El chef trabaja con fermentos, sobre todo en las temporadas frías, y alterna con su cocina de humo para aportar complejidad a sus platillos. No lo llaman omakase, pero en esencia lo es: hay ingredientes de hipertemporalidad, creatividad e intimidad que se teje frente a cada comensal.

Un apéndice de reglas en el aire
No existen reglas escritas para comer en un omakase, salvo una: la confianza hacia el chef. Por ello, según el chef Hiroshi, pedir más soya o un extra de wasabi podría estar fuera de lugar. El itamae te dará el alimento listo y perfecto para ser devorado.
Nada de esperar el encuadre ideal ni alargar la historia de tu prima que al final no se casó. El nigiri se come de inmediato para disfrutarlo a la temperatura y textura que el chef elucubró.

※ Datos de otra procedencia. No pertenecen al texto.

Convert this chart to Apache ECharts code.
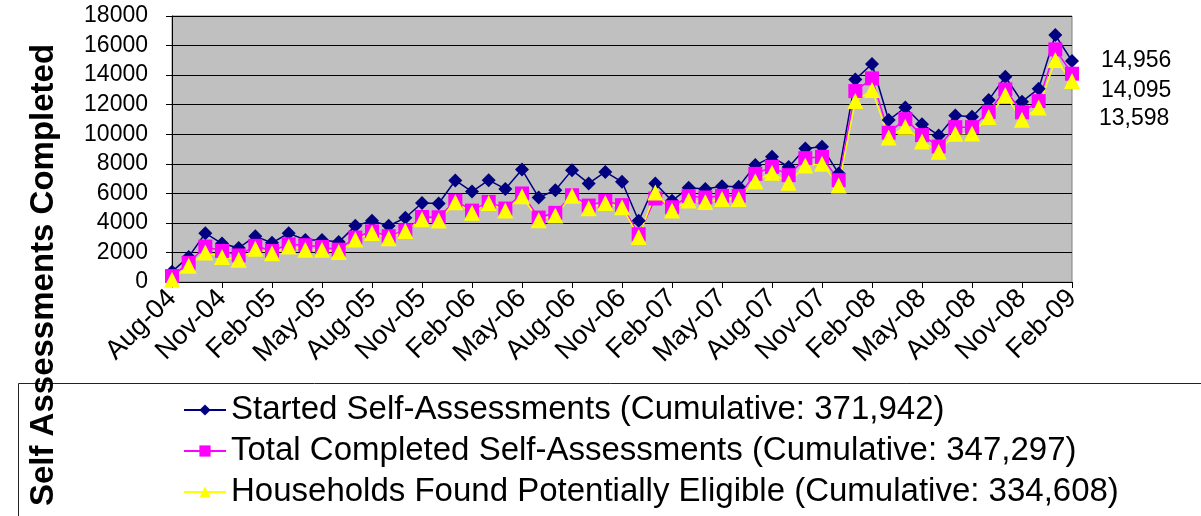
<!DOCTYPE html>
<html>
<head>
<meta charset="utf-8">
<script src="https://cdn.jsdelivr.net/npm/echarts@6/dist/echarts.min.js"></script>
<style>
  html, body { margin: 0; padding: 0; background: #fff; }
</style>
</head>
<body>
<div id="chart" style="width:1201px;height:516px"></div>

<script type="text/javascript">
var monthNames = ['Jan', 'Feb', 'Mar', 'Apr', 'May', 'Jun', 'Jul', 'Aug', 'Sep', 'Oct', 'Nov', 'Dec'];

// Aug-04 .. Feb-09, one per month
var months = [];
for (var y = 2004; y <= 2009; y++) {
    for (var m = 0; m < 12; m++) {
        if (y === 2004 && m < 7) continue;
        if (y === 2009 && m > 1) break;
        months.push(monthNames[m] + '-0' + (y % 100));
    }
}

var started = [700, 1700, 3300, 2600, 2300, 3100, 2650, 3300, 2850, 2850,
    2700, 3800, 4150, 3800, 4350, 5350, 5310, 6870, 6120, 6890,
    6300, 7610, 5720, 6210, 7570, 6670, 7450, 6780, 4140, 6670,
    5490, 6380, 6300, 6480, 6440, 7910, 8470, 7790, 9040, 9150,
    7340, 13710, 14750, 10960, 11810, 10680, 9920, 11270, 11180, 12310,
    13890, 12200, 13080, 16710, 14956];

var completed = [400, 1300, 2400, 2100, 1800, 2450, 2100, 2550, 2490, 2370,
    2190, 3010, 3430, 3100, 3500, 4400, 4380, 5500, 4830, 5420,
    4970, 5990, 4360, 4680, 5870, 5170, 5490, 5200, 3230, 5650,
    5060, 5810, 5720, 5830, 5830, 7320, 7790, 7230, 8380, 8470,
    6890, 12920, 13780, 10100, 11020, 9940, 9170, 10480, 10480, 11500,
    13030, 11480, 12240, 15740, 14095];

var eligible = [150, 1100, 2000, 1700, 1500, 2250, 1950, 2400, 2190, 2190,
    2030, 2870, 3320, 2960, 3450, 4250, 4170, 5400, 4680, 5350,
    4830, 5800, 4180, 4500, 5830, 4990, 5350, 5060, 3050, 6050,
    4830, 5510, 5420, 5620, 5620, 6820, 7390, 6710, 7890, 8000,
    6530, 12240, 12990, 9780, 10500, 9510, 8810, 10030, 10050, 11160,
    12650, 10980, 11810, 15020, 13598];

var seriesNames = [
    'Started Self-Assessments (Cumulative: 371,942)',
    'Total Completed Self-Assessments (Cumulative: 347,297)',
    'Households Found Potentially Eligible (Cumulative: 334,608)'
];

var FONT = 'Arial, "Liberation Sans", sans-serif';

// last point of each series gets a value label, nudged apart like the original
function withEndLabel(arr, dx, dy) {
    return arr.map(function (v, i) {
        if (i !== arr.length - 1) return v;
        return {
            value: v,
            label: {
                show: true,
                position: 'right',
                distance: 0,
                offset: [dx, dy],
                color: '#000',
                fontSize: 23,
                fontFamily: FONT,
                formatter: function (p) { return p.value.toLocaleString('en-US'); }
            }
        };
    });
}

var myChart = echarts.init(document.getElementById('chart'));

var option = {
    animation: false,
    backgroundColor: '#fff',
    grid: {
        left: 172,
        right: 129,
        top: 16,
        bottom: 234,
        show: true,
        backgroundColor: '#C0C0C0',
        borderColor: '#808080',
        borderWidth: 1
    },
    legend: {
        orient: 'vertical',
        left: 183,
        top: 391,
        padding: 0,
        itemWidth: 42,
        itemHeight: 14,
        itemGap: 3,
        textStyle: { fontSize: 33, fontFamily: FONT, color: '#000', lineHeight: 38 },
        data: seriesNames
    },
    graphic: [
        {
            type: 'rect',
            shape: { x: 18.5, y: 383.5, width: 1200, height: 200 },
            style: { fill: 'none', stroke: '#222', lineWidth: 1 },
            z: -1
        },
        {
            type: 'text',
            x: 44,
            y: 275,
            rotation: Math.PI / 2,
            style: {
                text: 'Self Assessments Completed',
                fontSize: 33,
                fontWeight: 'bold',
                fontFamily: FONT,
                fill: '#000',
                textAlign: 'center',
                textVerticalAlign: 'middle'
            },
            z: 10
        }
    ],
    xAxis: {
        type: 'category',
        boundaryGap: false,
        data: months,
        axisLine: { lineStyle: { color: '#000', width: 1 } },
        axisTick: { show: true, interval: 2, length: 6, lineStyle: { color: '#000' } },
        axisLabel: {
            interval: 2,
            rotate: 45,
            margin: 12,
            fontSize: 27,
            fontFamily: FONT,
            color: '#000'
        },
        splitLine: { show: false }
    },
    yAxis: {
        type: 'value',
        min: 0,
        max: 18000,
        interval: 2000,
        axisLine: { show: true, lineStyle: { color: '#000', width: 1 } },
        axisTick: { show: true, length: 6, lineStyle: { color: '#000' } },
        axisLabel: {
            margin: 24,
            fontSize: 23,
            fontFamily: FONT,
            color: '#000',
            formatter: function (v) { return String(v); }
        },
        splitLine: { show: true, lineStyle: { color: '#000', width: 1 } }
    },
    series: [
        {
            name: seriesNames[0],
            type: 'line',
            data: withEndLabel(started, 22, 0),
            symbol: 'diamond',
            symbolSize: 14,
            showAllSymbol: true,
            lineStyle: { color: '#000080', width: 1.5 },
            itemStyle: { color: '#000080' }
        },
        {
            name: seriesNames[1],
            type: 'line',
            data: withEndLabel(completed, 22, 17),
            symbol: 'rect',
            symbolSize: 14,
            showAllSymbol: true,
            lineStyle: { color: '#FF00FF', width: 1.5 },
            itemStyle: { color: '#FF00FF' }
        },
        {
            name: seriesNames[2],
            type: 'line',
            data: withEndLabel(eligible, 19, 38),
            symbol: 'triangle',
            symbolSize: 16,
            showAllSymbol: true,
            lineStyle: { color: '#FFFF00', width: 1.5 },
            itemStyle: { color: '#FFFF00' }
        }
    ]
};

if (option && typeof option === "object") {
    myChart.setOption(option, true);
}
</script>
</body>
</html>
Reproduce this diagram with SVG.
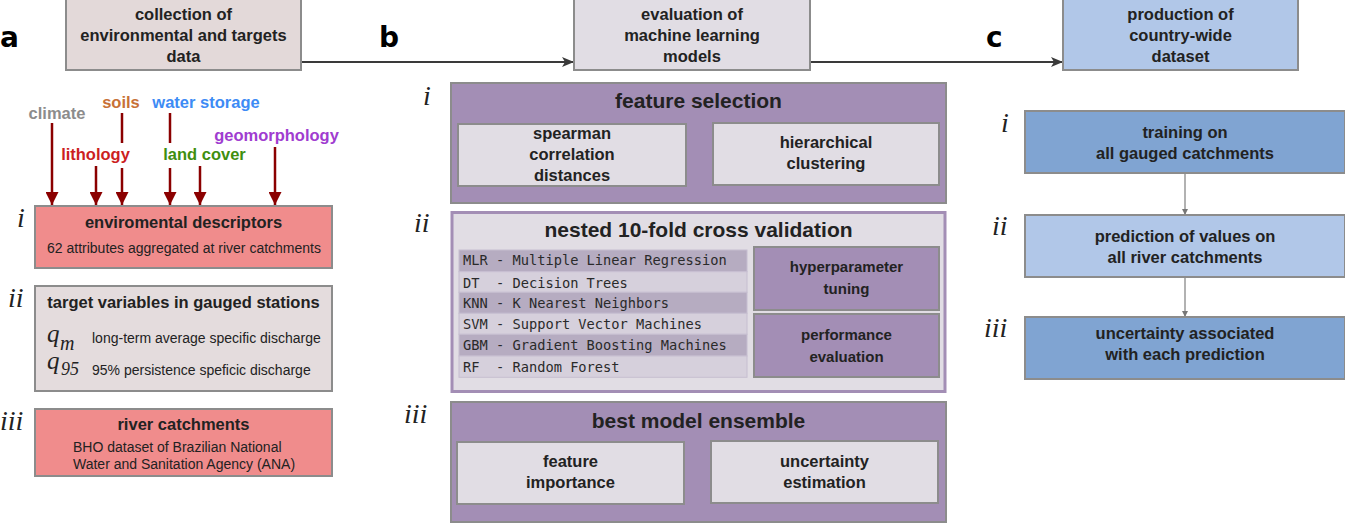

¿De un bocado o de dos? Mejor de uno. Por eso, el itamae ajusta el tamaño dependiendo del comensal. El orden también importa. Hiroshi afirma que debe haber bajadas, subidas y momentos climáticos en el performance del omakase.
Lo común es comenzar con los pescados más ligeros hasta los más grasos; se inicia con el sashimi, los nigiri, maki y al final, con lo que se expuso al carbón. Puede o no haber miso y por supuesto, un postre con ingredientes de temporada.
Pero, al final lo verdaderamente dulce del omakase es más sutil y se llama intimidad: la cercanía del chef frente a su comensal con el único fin de sembrarle una impronta de gozo. ¡Qué misión tan única!